> _Given instruction_
Leave out the pictures and reproduce all of the data exactly.

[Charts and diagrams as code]
* begin *
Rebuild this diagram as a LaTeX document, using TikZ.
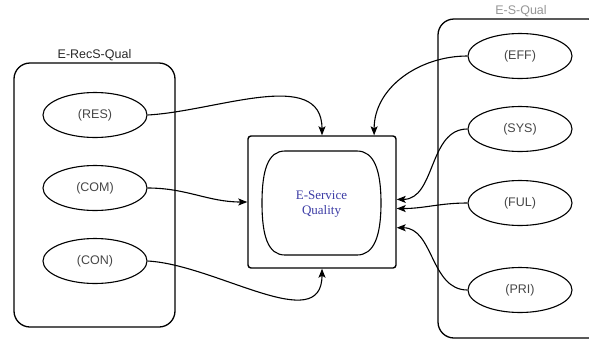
\documentclass[tikz,border=0pt]{standalone}
\usepackage{fontspec}
\setmainfont{Liberation Sans}
\newfontfamily\qualserif{Liberation Serif}
\usetikzlibrary{shapes.geometric,arrows.meta}

\definecolor{dimtext}{RGB}{70,70,70}
\definecolor{grouptext}{RGB}{40,40,40}
\definecolor{lightgroup}{RGB}{150,150,150}
\definecolor{qualblue}{RGB}{60,60,165}

\tikzset{
    dim/.style={ellipse, draw, line width=1.1pt, minimum width=104pt, minimum height=45pt,
        inner sep=0pt, text=dimtext, font=\fontsize{12.5}{15}\selectfont},
    group/.style={draw, line width=1.3pt, rounded corners=16pt},
    grouplabel/.style={above, inner sep=1pt, font=\fontsize{12.5}{15}\selectfont},
    link/.style={line width=1.1pt, -{Stealth[length=9pt, width=7pt, inset=2pt]}}
}

\begin{document}
\begin{tikzpicture}[x=1pt, y=-1pt]

    \clip (0,0) rectangle (589,341);

    \node[group, minimum width=161pt, minimum height=264pt] (recs) at (94.5,195) {};
    \node[grouplabel, text=grouptext] (recslabel) at (recs.north) {E-RecS-Qual};

    \node[group, minimum width=166pt, minimum height=319pt] (esqual) at (521,178.5) {};
    \node[grouplabel, text=lightgroup] (esquallabel) at (esqual.north) {E-S-Qual};

    \node[dim] (res) at (95,115) {(RES)};
    \node[dim] (com) at (95,188) {(COM)};
    \node[dim] (con) at (95,261) {(CON)};

    \node[dim] (eff) at (520,56) {(EFF)};
    \node[dim] (sys) at (520,129) {(SYS)};
    \node[dim] (ful) at (520,203) {(FUL)};
    \node[dim] (pri) at (520,290) {(PRI)};

    \node[draw, line width=1.4pt, rounded corners=3pt, minimum width=148pt, minimum height=132pt] (esq) at (322,202) {};
    \node[align=center, text=qualblue, font=\qualserif\fontsize{13}{15}\selectfont] (esqin) at (321.5,204) {E-Service\\Quality};

    % inner screen shape
    \draw[line width=1.1pt] (285,151) -- (357,151)
        .. controls (374,151) and (381,170) .. (381,203)
        .. controls (381,236) and (374,255) .. (357,255)
        -- (285,255)
        .. controls (268,255) and (262,236) .. (262,203)
        .. controls (262,170) and (268,151) .. (285,151) -- cycle;

    \draw[link] (res.east) to[out=3, in=90] (esq.north);
    \draw[link] (com.east) to[out=0, in=180] (esq.west);
    \draw[link] (con.east) to[out=-3, in=-90] (esq.south);

    \draw[link] (eff.west) to[out=180, in=90] (esq.52);
    \draw[link] (sys.west) to[out=180, in=0] (esq.2);
    \draw[link] (ful.west) to[out=180, in=0] (esq.-5);
    \draw[link] (pri.west) to[out=180, in=0] (esq.-19);

\end{tikzpicture}
\end{document}
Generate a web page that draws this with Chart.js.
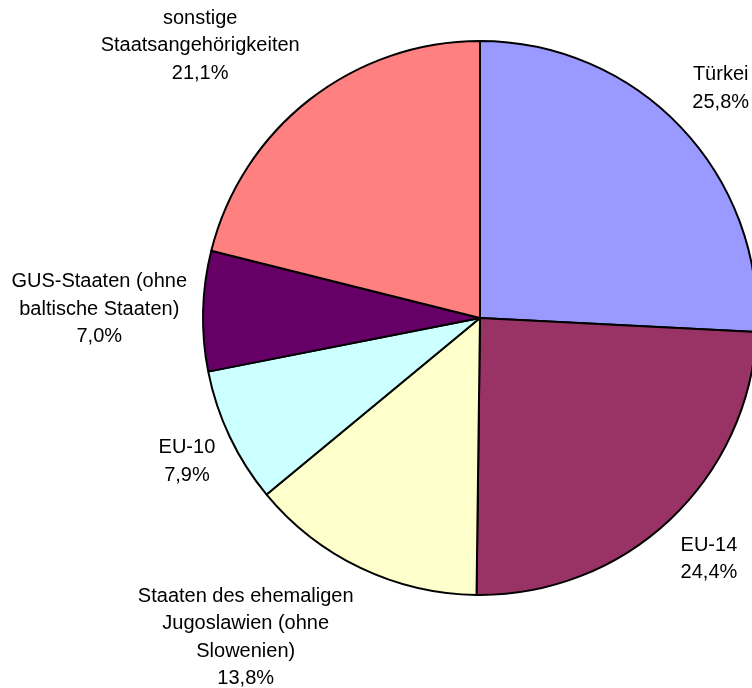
* end *
> _Response to this task_
Rebuild this diagram as a LaTeX document, using TikZ.
\documentclass[tikz,border=0pt]{standalone}
\usepackage{fontspec}
\setmainfont{Liberation Sans}
\newfontfamily\qualserif{Liberation Serif}
\usetikzlibrary{shapes.geometric,arrows.meta}

\definecolor{dimtext}{RGB}{70,70,70}
\definecolor{grouptext}{RGB}{40,40,40}
\definecolor{lightgroup}{RGB}{150,150,150}
\definecolor{qualblue}{RGB}{60,60,165}

\tikzset{
    dim/.style={ellipse, draw, line width=1.1pt, minimum width=104pt, minimum height=45pt,
        inner sep=0pt, text=dimtext, font=\fontsize{12.5}{15}\selectfont},
    group/.style={draw, line width=1.3pt, rounded corners=16pt},
    grouplabel/.style={above, inner sep=1pt, font=\fontsize{12.5}{15}\selectfont},
    link/.style={line width=1.1pt, -{Stealth[length=9pt, width=7pt, inset=2pt]}}
}

\begin{document}
\begin{tikzpicture}[x=1pt, y=-1pt]

    \clip (0,0) rectangle (589,341);

    \node[group, minimum width=161pt, minimum height=264pt] (recs) at (94.5,195) {};
    \node[grouplabel, text=grouptext] (recslabel) at (recs.north) {E-RecS-Qual};

    \node[group, minimum width=166pt, minimum height=319pt] (esqual) at (521,178.5) {};
    \node[grouplabel, text=lightgroup] (esquallabel) at (esqual.north) {E-S-Qual};

    \node[dim] (res) at (95,115) {(RES)};
    \node[dim] (com) at (95,188) {(COM)};
    \node[dim] (con) at (95,261) {(CON)};

    \node[dim] (eff) at (520,56) {(EFF)};
    \node[dim] (sys) at (520,129) {(SYS)};
    \node[dim] (ful) at (520,203) {(FUL)};
    \node[dim] (pri) at (520,290) {(PRI)};

    \node[draw, line width=1.4pt, rounded corners=3pt, minimum width=148pt, minimum height=132pt] (esq) at (322,202) {};
    \node[align=center, text=qualblue, font=\qualserif\fontsize{13}{15}\selectfont] (esqin) at (321.5,204) {E-Service\\Quality};

    % inner screen shape
    \draw[line width=1.1pt] (285,151) -- (357,151)
        .. controls (374,151) and (381,170) .. (381,203)
        .. controls (381,236) and (374,255) .. (357,255)
        -- (285,255)
        .. controls (268,255) and (262,236) .. (262,203)
        .. controls (262,170) and (268,151) .. (285,151) -- cycle;

    \draw[link] (res.east) to[out=3, in=90] (esq.north);
    \draw[link] (com.east) to[out=0, in=180] (esq.west);
    \draw[link] (con.east) to[out=-3, in=-90] (esq.south);

    \draw[link] (eff.west) to[out=180, in=90] (esq.52);
    \draw[link] (sys.west) to[out=180, in=0] (esq.2);
    \draw[link] (ful.west) to[out=180, in=0] (esq.-5);
    \draw[link] (pri.west) to[out=180, in=0] (esq.-19);

\end{tikzpicture}
\end{document}
Generate a web page that draws this with Chart.js.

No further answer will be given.